Thanks for the replies. I am aware of the work by Kiraoka. If I understand his work correctly he provides detailed numbers for cutting the gears as parallel depth bevels using three passes. All fairly standard, notwithstanding the offset of the teeth. If one looks at pictures of his skew bevel gears the involute form on both gear and pinion are very distorted, and not symmetric. I suspect that is a function of the way they are cut. Essentially the spaces are being formed rather than the teeth, and the process generates different curves on each side of the real tooth. I've also found pictures of skew bevel gears by Britnall (no mean model engineer himself) and they are the same – the involute form is quite distorted. Clearly these gears work well, but don't seem to tie up with the figures in my gear design books.
I have found a youtube video of home made skew bevel gears where the involute form seems to be symmetric. They look very different from those made by Kiraoka et al. In the video they are shown running, so clearly work as well. Although they have a few more teeth than shown on my gear above the involute forms are almost rack like on both gear and pinion, which is odd.
I've also found a lithograph of the wheel truck for a Climax logging locomotive showing the arrangement of the skew gears. Although not terribly clear the tooth forms do look rack like and are clearly symmetric. So while the Kiraoka method produces working gears they don't seem to represent full size. What interests me is how the full size gears were designed. If I can draw it I can probably make it, as I am not limited by the machines available.

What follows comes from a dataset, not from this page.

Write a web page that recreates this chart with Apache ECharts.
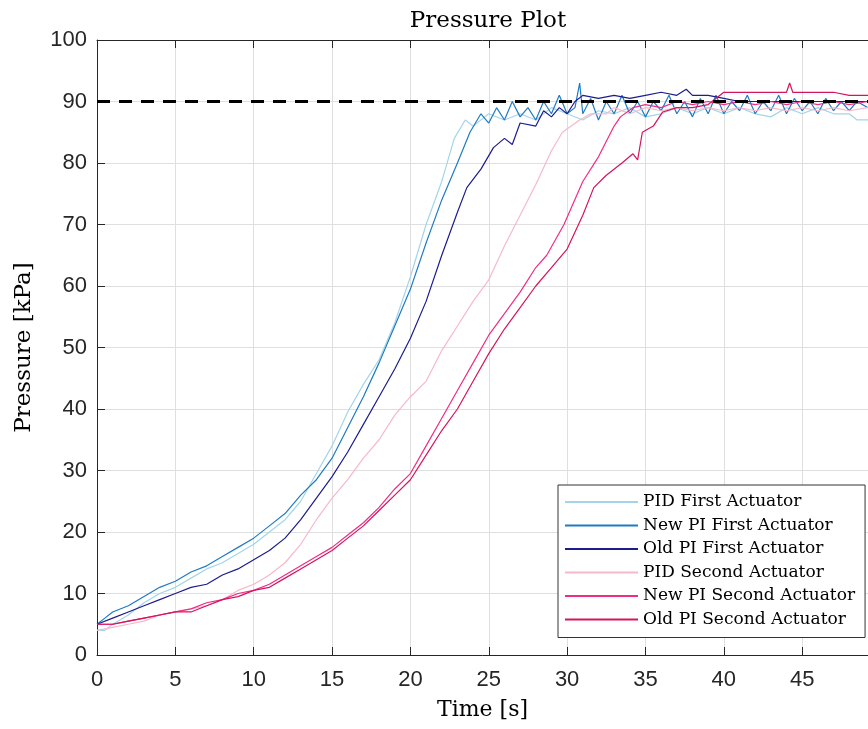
<!DOCTYPE html>
<html>
<head>
<meta charset="utf-8">
<title>Pressure Plot</title>
<script src="https://cdn.jsdelivr.net/npm/echarts@6/dist/echarts.min.js"></script>
<style>
  html, body { margin: 0; padding: 0; background: #fff; }
  #chart { width: 868px; height: 729px; }
</style>
</head>
<body>
<div id="chart"></div>
<script>
// values, [time s, pressure kPa]
var pidFirst = [
  [0,4],[0.5,4],[1,5],[2,6.5],[3,8.5],[4,10],[5,11],[6,12.5],[7,14],[8,15],[9,16.5],[10,18],
  [11,20],[12,22],[13,25],[14,29.5],[15,34],[16,39.5],[17,44],[18,48],[19,54],[20,61.5],
  [21,70],[22,77],[22.8,84],[23.5,87],[24,86],[25,88],[26,87],[27,88],[28,87],[29,89],
  [30,88],[31,87],[32,88.5],[33,88],[34,89],[35,87.5],[36,88],[37,89],[38,88],[39,89],
  [40,88],[41,89],[42,88],[43,87.5],[44,89],[45,88],[46,89],[47,88],[48,88],[48.5,87],[49.2,87]
];
var newPiFirst = [
  [0,5],[0.5,6],[1,7],[2,8],[3,9.5],[4,11],[5,12],[6,13.5],[7,14.5],[8,16],[9,17.5],[10,19],
  [11,21],[12,23],[13,26],[14,28.5],[15,32],[16,37],[17,42],[18,47.5],[19,53.5],[20,59.5],
  [21,67],[22,74],[23,80],[23.8,85],[24.5,88],[25,86.5],[25.5,89],[26,87],[26.5,90],[27,87.5],
  [27.5,89],[28,87],[28.5,90],[29,88],[29.5,91],[30,88],[30.5,89],[30.8,93],[31,88],[31.5,90.5],
  [32,87],[32.5,90],[33,88],[33.5,91],[34,88],[34.5,90],[35,87.5],[35.5,90],[36,88.5],[36.5,91],
  [37,88],[37.5,90],[38,87.5],[38.5,90.5],[39,88],[39.5,91],[40,88],[40.5,90],[41,88.5],[41.5,91],
  [42,88],[42.5,90],[43,88.5],[43.5,91],[44,88],[44.5,90.5],[45,88.5],[45.5,90],[46,88],
  [46.5,90.5],[47,88.5],[47.5,90],[48,88.5],[48.5,90],[49.2,89]
];
var oldPiFirst = [
  [0,5],[1,6],[2,7],[3,8],[4,9],[5,10],[6,11],[7,11.5],[8,13],[9,14],[10,15.5],[11,17],
  [12,19],[13,22],[14,25.5],[15,29],[16,33],[17,37.5],[18,42],[19,46.5],[20,51.5],[21,57.5],
  [22,65],[23,72],[23.6,76],[24.5,79],[25.3,82.5],[26,84],[26.5,83],[27,86.5],[28,86],
  [28.5,88.5],[29,87.5],[29.5,89],[30,88],[30.5,90],[31,91],[32,90.5],[33,91],[34,90.5],
  [35,91],[36,91.5],[37,91],[37.6,92],[38,91],[39,91],[40,90.5],[41,90],[42,90],[43,90],
  [44,90],[45,90],[46,90],[47,90],[48,90],[49.2,90]
];
var pidSecond = [
  [0,4],[1,4.5],[2,5],[3,5.5],[4,6.5],[5,7],[6,7.5],[7,8],[8,9],[9,10.5],[10,11.5],[11,13],
  [12,15],[13,18],[14,22],[15,25.5],[16,28.5],[17,32],[18,35],[19,39],[20,42],[21,44.5],
  [22,49.5],[23,53.5],[24,57.5],[25,61],[26,66.5],[27,71.5],[28,76.5],[29,82],[29.7,85],
  [30.8,87],[31.5,88],[32.5,88],[33,89],[34,88],[35,89],[36,88.5],[37,89],[38,88.5],[39,89],
  [40,88.5],[41,89],[42,88.5],[43,89],[44,88.5],[45,89],[46,88.5],[47,89],[48,88.5],[49.2,89]
];
var newPiSecond = [
  [0,5],[1,5],[2,5.5],[3,6],[4,6.5],[5,7],[6,7.5],[7,8.5],[8,9],[9,10],[10,10.5],[11,11.5],
  [12,13],[13,14.5],[14,16],[15,17.5],[16,19.5],[17,21.5],[18,24],[19,27],[20,29.5],[21,34],
  [22,38.5],[23,43],[24,47.5],[25,52],[26,55.5],[27,59],[28,63],[28.7,65],[29.8,70],[31,77],
  [32,81],[33,86],[33.4,87.5],[34.2,89],[35,89.5],[36,89],[37,90],[38,89.5],[39,90],[40,89.5],
  [41,90],[42,89.5],[43,90],[44,89.5],[45,90],[46,89.5],[47,90],[48,89.5],[49.2,90]
];
var oldPiSecond = [
  [0,5],[1,5],[2,5.5],[3,6],[4,6.5],[5,7],[6,7],[7,8],[8,9],[9,9.5],[10,10.5],[11,11],
  [12,12.5],[13,14],[14,15.5],[15,17],[16,19],[17,21],[18,23.5],[19,26],[20,28.5],[21,32.5],
  [22,36.5],[23,40],[24,44.5],[25,49],[26,53],[27,56.5],[28,60],[29,63],[30,66],[31,71.5],
  [31.7,76],[32.5,78],[33.5,80],[34.2,81.5],[34.5,80.5],[34.8,85],[35.5,86],[36.1,88.3],
  [37,89],[38,89],[39,89.5],[40,91.5],[41,91.5],[42,91.5],[43,91.5],[44,91.5],[44.2,93],
  [44.4,91.5],[45,91.5],[46,91.5],[47,91.5],[48,91],[49.2,91]
];
var setpoint = [[0,90],[49.2,90]];

var names = ['PID First Actuator','New PI First Actuator','Old PI First Actuator',
             'PID Second Actuator','New PI Second Actuator','Old PI Second Actuator'];
var colors = ['#a3d5e8','#1f7bc4','#1c1c8f','#f7b8c9','#ef2c86','#d4145e'];
var allData = [pidFirst, newPiFirst, oldPiFirst, pidSecond, newPiSecond, oldPiSecond];

var serif = 'DejaVu Serif';
var sans = 'Liberation Sans';

var series = [];
for (var i = 0; i < allData.length; i++) {
  series.push({
    name: names[i],
    type: 'line',
    data: allData[i],
    symbol: 'none',
    lineStyle: { color: colors[i], width: 1.2 },
    itemStyle: { color: colors[i] }
  });
}
series.push({
  name: 'Setpoint',
  type: 'line',
  data: setpoint,
  symbol: 'none',
  z: 5,
  lineStyle: { color: '#000', width: 3, type: [13, 9] }
});

var tickStyle = { inside: true, length: 8, lineStyle: { color: '#262626' } };

var option = {
  animation: false,
  backgroundColor: '#fff',
  title: {
    text: 'Pressure Plot',
    left: 483,
    top: 5,
    textAlign: 'center',
    textStyle: { fontFamily: serif, fontSize: 23, fontWeight: 'normal', color: '#000' }
  },
  legend: {
    data: names,
    orient: 'vertical',
    left: 558,
    top: 485,
    padding: [7, 10, 8, 7],
    icon: 'rect',
    itemWidth: 73,
    itemHeight: 2,
    itemGap: 3.5,
    backgroundColor: '#fff',
    borderColor: '#333',
    borderWidth: 1,
    textStyle: { fontFamily: serif, fontSize: 17, color: '#000', lineHeight: 20 }
  },
  grid: { left: 97, right: 0, top: 40, bottom: 74 },
  xAxis: [{
    type: 'value',
    min: 0,
    max: 49.2,
    interval: 5,
    name: 'Time [s]',
    nameLocation: 'middle',
    nameGap: 44,
    nameTextStyle: { fontFamily: serif, fontSize: 22, color: '#000' },
    axisLine: { lineStyle: { color: '#262626' } },
    axisTick: tickStyle,
    axisLabel: { fontFamily: sans, fontSize: 22, color: '#262626', margin: 14, showMaxLabel: false },
    splitLine: { show: true, lineStyle: { color: '#dfdfdf' } }
  }, {
    type: 'value',
    position: 'top',
    min: 0,
    max: 49.2,
    interval: 5,
    axisLine: { show: true, lineStyle: { color: '#262626' } },
    axisTick: tickStyle,
    axisLabel: { show: false },
    splitLine: { show: false }
  }],
  yAxis: {
    type: 'value',
    min: 0,
    max: 100,
    interval: 10,
    name: 'Pressure [kPa]',
    nameLocation: 'middle',
    nameGap: 61,
    nameTextStyle: { fontFamily: serif, fontSize: 23, color: '#000' },
    axisLine: { show: true, lineStyle: { color: '#262626' } },
    axisTick: tickStyle,
    axisLabel: { fontFamily: sans, fontSize: 22, color: '#262626', margin: 10 },
    splitLine: { show: true, lineStyle: { color: '#dfdfdf' } }
  },
  series: series
};

var myChart = echarts.init(document.getElementById('chart'));
myChart.setOption(option);
</script>
</body>
</html>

All of the skew bevel gears I have seen have rather more teeth than my CAD model. With no evidence to back it up I'd surmise that the technique works best for relatively large numbers of teeth on the gear, where the mismatching from tooth to tooth is small.
On a discussion on another forum I found confirmation of my thought that the gear teeth slide as well as rotate when passing the pinion. A sliding as well as rotating action combined with the exposed gears and the crud associated with logging operations must have tested the life of the gears on full size engines. Even lubrication may not have been advantageous, it might just attract the dust and dirt!
Neil: Are the involute tooth shapes on your 'accidental' skew bevel gears symmetric or not?